A sudden doubling of latency can have dire consequences on any system. Knowing that such unexpected changes are possible makes it built trust in your environment, even if it is running fine today.

2 comments

It's getting to the point where, when I see a post mortem like this, I am just waiting for the AWS problems. Between this and the downtime that AWS has, I'm kind of amazed that people use it-- you pay too much and you get less. (Compared to a lot of other choices, such as raw metal boxes from Hetzner)

This is why I don't use AWS for anything non-trivial, and I am wary of people who put critical infrastructure on it. (EG: I Don't care about netflix, that service can run on AWS fine, but coinbase, for instance, if I was their customer and they ran on AWS I would stop being their customer.)

Whenever AWS problems come up people talk about how "AWS is so much more efficient, you just outsource that stuff to the experts".

But that seems to imply that hosting on your own hardware in your own office is the only alternative. Of course we stopped doing that in the 1990s.

With AWS you have to know Linux and have ops people, that's true everywhere. With AWS you have the additional burden of learning the AWS APIs and learning how to use AWS, which isn't transferrable, so that's a higher cost. With AWS you have to architect around the limitations of the way AWS is built and your architecture becomes AWS specific if you use those APIS, so that's an additional cost. You don't need any less ops people, probably more, than going with another hosting service like Digital Ocean or Backspace. And if you go with something like Hetzner you pay 1/5th to 1/10th for machines with a lot more performance and local storage. (Though you get the additional latency of being located in Europe, if your primary customers are the USA.)

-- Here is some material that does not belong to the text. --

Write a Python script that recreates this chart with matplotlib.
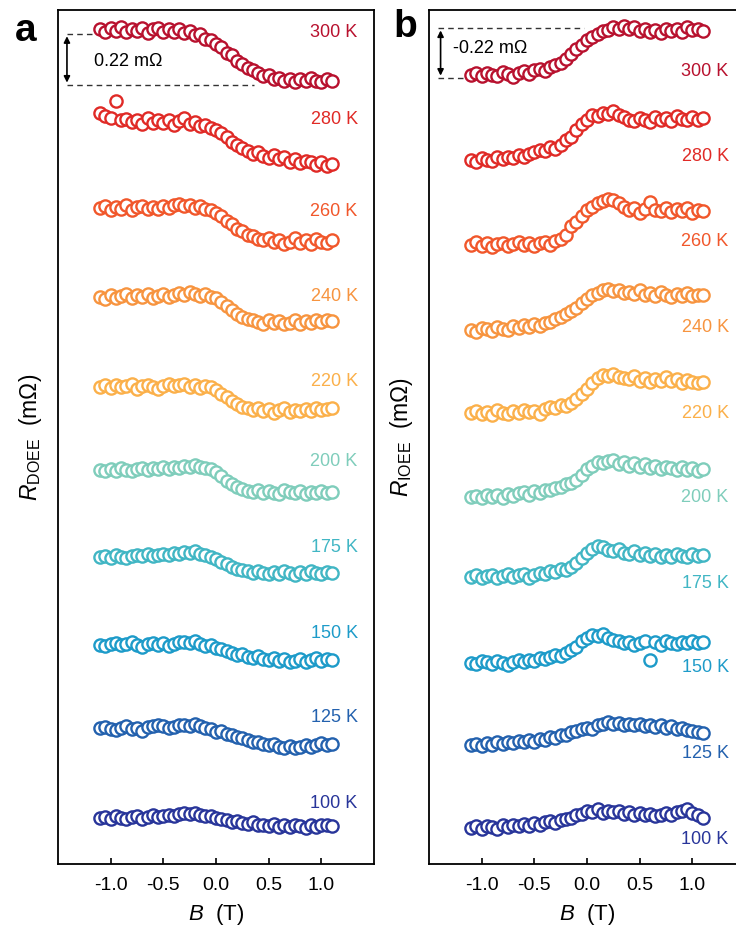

Of course, I'm also prejudiced. I worked at Amazon and saw how the sausage was made and was not impressed. When AWS was announced as "running on the same infrastructure that powers Amazon.com!!!" as if it was a feature, I cringed. Amazon.com was having outages of parts or major components on a weekly basis at that time. Much of AWS is actually running on bespoke software (so not actually tested by Amazon.com when introduced, though I'm sure portions have been moved over at gunpoint) ... which actually makes it worse. People were trusting their data to a service that pretended to be backing a major e-commerce site but was actually untested outside of the company at the time.

And what have we seen since? An unacceptable level of failures. (in my opinion, of course)

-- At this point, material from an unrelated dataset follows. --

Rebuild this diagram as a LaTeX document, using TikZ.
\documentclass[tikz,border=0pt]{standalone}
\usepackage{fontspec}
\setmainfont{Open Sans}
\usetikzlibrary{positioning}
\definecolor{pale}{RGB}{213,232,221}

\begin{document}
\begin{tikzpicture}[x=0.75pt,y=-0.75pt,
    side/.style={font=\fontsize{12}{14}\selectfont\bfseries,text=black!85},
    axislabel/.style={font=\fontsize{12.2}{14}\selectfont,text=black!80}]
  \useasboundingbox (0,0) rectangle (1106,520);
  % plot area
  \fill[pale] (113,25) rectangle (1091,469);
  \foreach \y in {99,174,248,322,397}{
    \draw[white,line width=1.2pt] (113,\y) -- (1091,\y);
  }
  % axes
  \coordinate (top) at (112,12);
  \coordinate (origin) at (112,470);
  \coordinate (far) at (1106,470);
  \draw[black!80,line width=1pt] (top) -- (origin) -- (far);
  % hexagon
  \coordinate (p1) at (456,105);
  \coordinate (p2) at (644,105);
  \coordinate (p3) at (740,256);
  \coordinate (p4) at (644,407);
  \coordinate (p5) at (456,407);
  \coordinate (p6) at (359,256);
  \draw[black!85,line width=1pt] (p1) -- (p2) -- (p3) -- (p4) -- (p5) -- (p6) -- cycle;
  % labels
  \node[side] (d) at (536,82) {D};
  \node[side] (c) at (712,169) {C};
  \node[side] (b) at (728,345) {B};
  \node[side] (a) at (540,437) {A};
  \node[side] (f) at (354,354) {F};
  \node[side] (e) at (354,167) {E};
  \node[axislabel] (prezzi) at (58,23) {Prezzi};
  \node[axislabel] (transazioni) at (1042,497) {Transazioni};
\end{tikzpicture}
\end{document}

But people seem to be very forgiving. When it's happening everyone's in "how can we fix this mode" and then when it's fixed everyone forgets and goes back to thinking of AWS as always running.

To this day I still do not get why you would use AWS, the entire user experience is clunky and the pricing is crazy for what you get. Azure isn't much better with regards to downtime, but if you want something more than just a VPS I'd choose it any day over AWS for the significantly better UX in both the admin console and the command line tools + SDK.

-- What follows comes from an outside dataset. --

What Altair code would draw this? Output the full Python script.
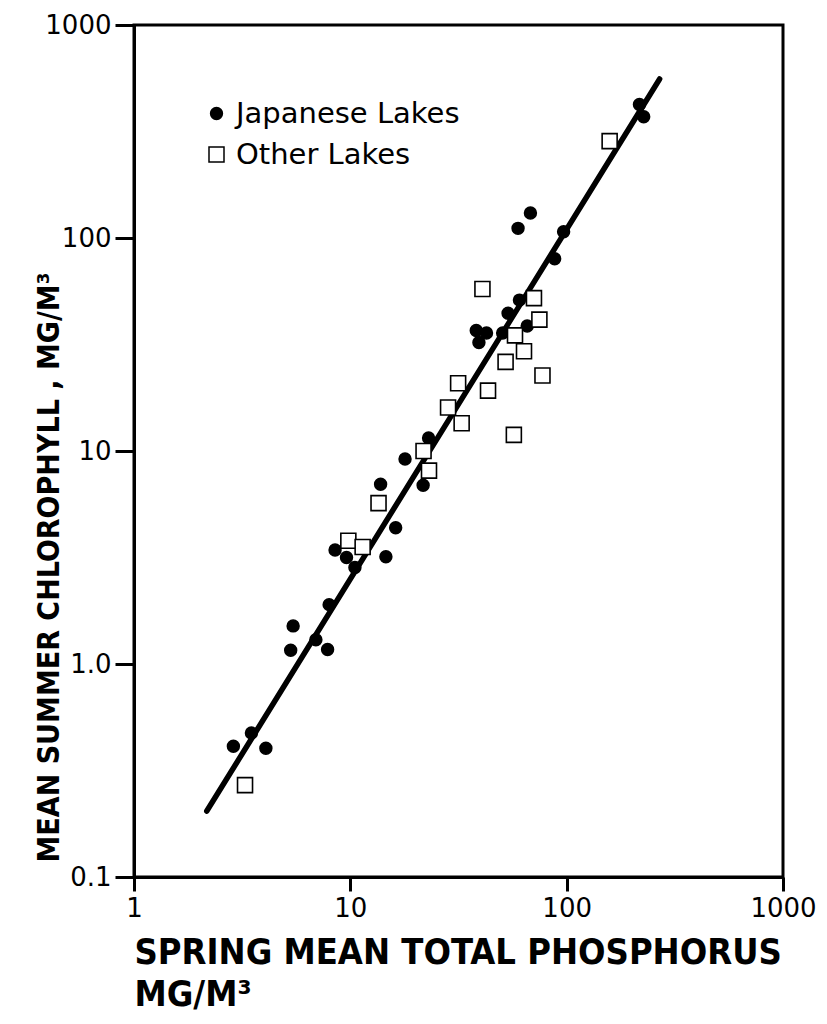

Ultimately though, even with Azure or AWS you're going to need people knowledgeable enough to administer your compute instances anyway, so why not just run your full stack on a bunch of VM's from DigitalOcean or Linode or rent a couple dedicated servers and throw oVirt on them; saving yourself a significant chunk of money at the same time.

Indeed, I didn't know such a change was possible -- that EBS volume went for years with consistent low latency before it suddenly slowed down.
You could have contacted AWS support or emailed me. Either way, we would have investigated.
It wasn't missing its guaranteed # of I/Os per second, so I figured the slowdown was just "one of those things" and not an out-of-spec issue. Happy to send you the volume ID if you think someone would want to investigate (and still has data from the start of April) though.
Yes, please do.
DevOps/Infrastructure engineer here! I see this happen frequently in AWS. Never expect either your instance networking latency or the latency of the underlying EBS storage layer to be consistent.

If you absolutely need guaranteed IO performance, use an instance store or move to dedicated hardware. Them be the breaks of cloud computing.